The Holy Spirit is therefore the means by which they are to fulfil their ministry – by remaining in all things in Jesus Himself, and never apart from Him. What He has done, they should continue to do. Preach the gospel, heal the sick, forgive sinners. All of this is a new narrative – a rival to the principle of survival of the fittest, the strongest, the wealthiest, the most fashionable and convincing and attractive. This is not politics of show business, even if parts of the church have allowed itself to be sidelined into these areas, as being more comfortable and appealing than proclaiming the gospel itself.

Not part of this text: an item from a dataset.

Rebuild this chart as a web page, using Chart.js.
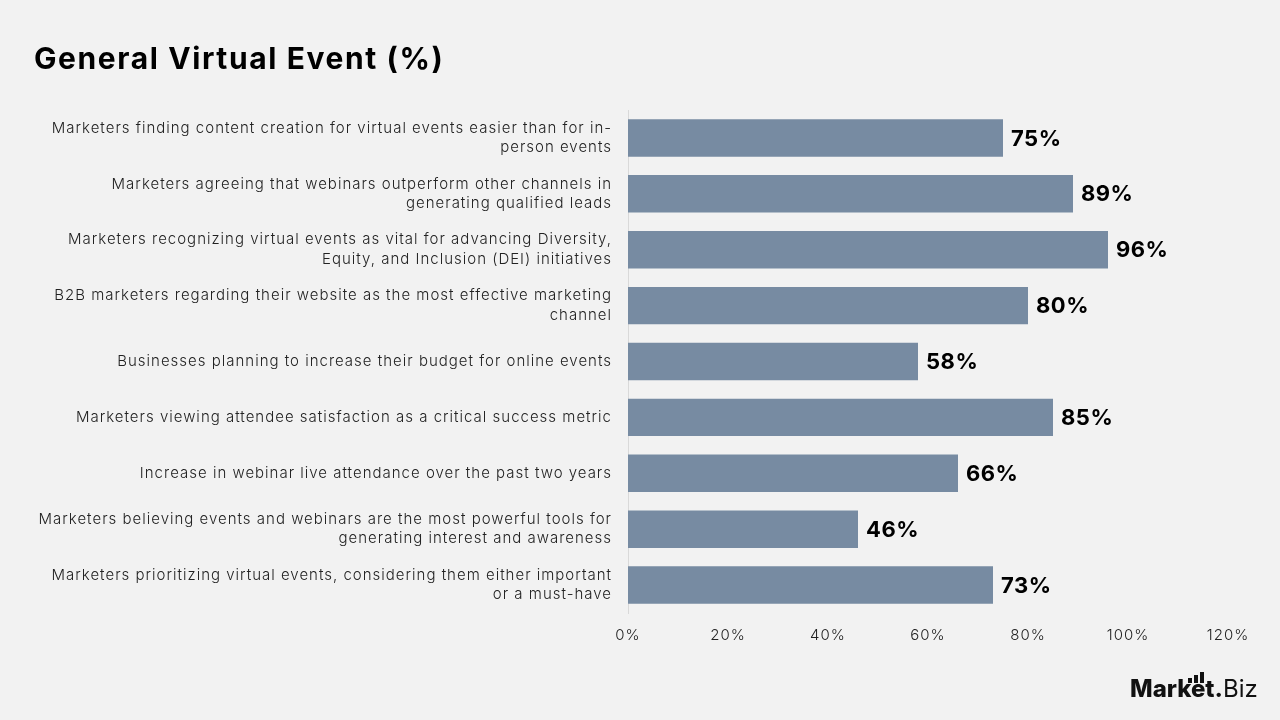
<!DOCTYPE html>
<html>
<head>
<meta charset="utf-8">
<script src="https://cdn.jsdelivr.net/npm/chart.js@4.4.1/dist/chart.umd.min.js"></script>
<style>
  html, body { margin: 0; padding: 0; background: #f2f2f2; }
  #wrap { position: relative; width: 1280px; height: 720px; overflow: hidden; }
  #title { position: absolute; left: 34px; top: 40px; font-family: "Inter", sans-serif; font-weight: 700; font-size: 30px; color: #000; letter-spacing: 1.6px; }
  #logo { position: absolute; left: 1130px; top: 666px; font-family: "Inter", sans-serif; font-size: 24px; color: #111; }
  #logo b { font-weight: 800; }
  #logo .bars { position: absolute; left: 0; top: 4px; }
  #logo .bars i { position: absolute; width: 4px; background: #111; }
</style>
</head>
<body>
<div id="wrap">
  <canvas id="chart" width="1280" height="720"></canvas>
  <div id="title">General Virtual Event (%)</div>
  <div id="logo">
    <span class="bars"><i style="left:58px;height:5px;top:8px"></i><i style="left:64px;height:8px;top:5px"></i><i style="left:70px;height:11px;top:2px"></i></span>
    <span style="position:relative;top:8px"><b>Market</b><b>.</b>Biz</span>
  </div>
</div>
<script>
// categorii (liniile fiecărei etichete) și valorile în procente
const categories = [
  ["Marketers finding content creation for virtual events easier than for in-", "person events"],
  ["Marketers agreeing that webinars outperform other channels in", "generating qualified leads"],
  ["Marketers recognizing virtual events as vital for advancing Diversity,", "Equity, and Inclusion (DEI) initiatives"],
  ["B2B marketers regarding their website as the most effective marketing", "channel"],
  ["Businesses planning to increase their budget for online events"],
  ["Marketers viewing attendee satisfaction as a critical success metric"],
  ["Increase in webinar live attendance over the past two years"],
  ["Marketers believing events and webinars are the most powerful tools for", "generating interest and awareness"],
  ["Marketers prioritizing virtual events, considering them either important", "or a must-have"]
];
const values = [75, 89, 96, 80, 58, 85, 66, 46, 73];
const xTicks = [0, 20, 40, 60, 80, 100, 120];

const FONT = "Inter";

// spațiere între litere pentru a imita fontul mai lat din original
const spacing = {
  id: "spacing",
  beforeDraw(chart) { chart.ctx.letterSpacing = "1px"; },
  afterDraw(chart) { chart.ctx.letterSpacing = "0px"; }
};

// etichete cu valoarea, la capătul fiecărei bare
const valueLabels = {
  id: "valueLabels",
  afterDatasetsDraw(chart) {
    const ctx = chart.ctx;
    const meta = chart.getDatasetMeta(0);
    ctx.save();
    ctx.letterSpacing = "0.5px";
    ctx.font = "700 22px " + FONT;
    ctx.fillStyle = "#000";
    ctx.textAlign = "left";
    ctx.textBaseline = "middle";
    meta.data.forEach((bar, i) => {
      ctx.fillText(values[i] + "%", bar.x + 8, bar.y + 1);
    });
    ctx.restore();
  }
};

new Chart(document.getElementById("chart"), {
  type: "bar",
  data: {
    labels: categories,
    datasets: [{
      data: values,
      backgroundColor: "#778ba2",
      barPercentage: 0.67,
      categoryPercentage: 1
    }]
  },
  options: {
    indexAxis: "y",
    responsive: false,
    animation: false,
    layout: { padding: { top: 110, right: 52, left: 0, bottom: 0 } },
    plugins: { legend: { display: false }, tooltip: { enabled: false } },
    scales: {
      x: {
        min: 0, max: 120,
        afterBuildTicks(axis) { axis.ticks = xTicks.map(v => ({ value: v })); },
        afterFit(axis) { axis.height = 107; },
        grid: { display: false },
        border: { display: false },
        ticks: {
          padding: 5,
          color: "#222",
          font: { family: FONT, size: 15, weight: 300 },
          callback: v => v + "%"
        }
      },
      y: {
        afterFit(axis) { axis.width = 628; },
        grid: { display: false },
        border: { display: true, color: "#d9d9d9", width: 1 },
        ticks: {
          padding: 8,
          color: "#222",
          font: { family: FONT, size: 15, weight: 300, lineHeight: 1.3 }
        }
      }
    }
  },
  plugins: [spacing, valueLabels]
});
</script>
</body>
</html>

But there is something else. The Holy Spirit came upon the disciples, gathered together and united in worship. This was their starting point. The seasons of Advent and Lent are preparations for Christmas and Easter, and have been established by the church. Yet the 10 days between the Ascension of Jesus and the Day of Pentecost were mandated by Jesus Himself who told the disciples to wait in Jerusalem until the promised gift had been received. He did not say what it would be or how they would receive it – but they would definitely know it when it came.
And so they gathered and waited: not so much a passive wondering what was coming next, as an active waiting on God: united in worship and in prayer, united as a body whatever their personal differences may have been.
And yes, when the Holy Spirit came, He came with His agenda. He would remind the disciples what Jesus had said and done and did not depart from this agenda. No matter what was to become convenient or fashionable, the ministry of the church was to be Christ-centred. What was central to His ministry would be central to the church. What was incidental or peripheral to His ministry would be incidental or peripheral to theirs.
If Jesus is like the engine of the car, then the Holy Spirit is its power source. Without the Holy Spirit the car will go nowhere. Without Jesus, it can go nowhere.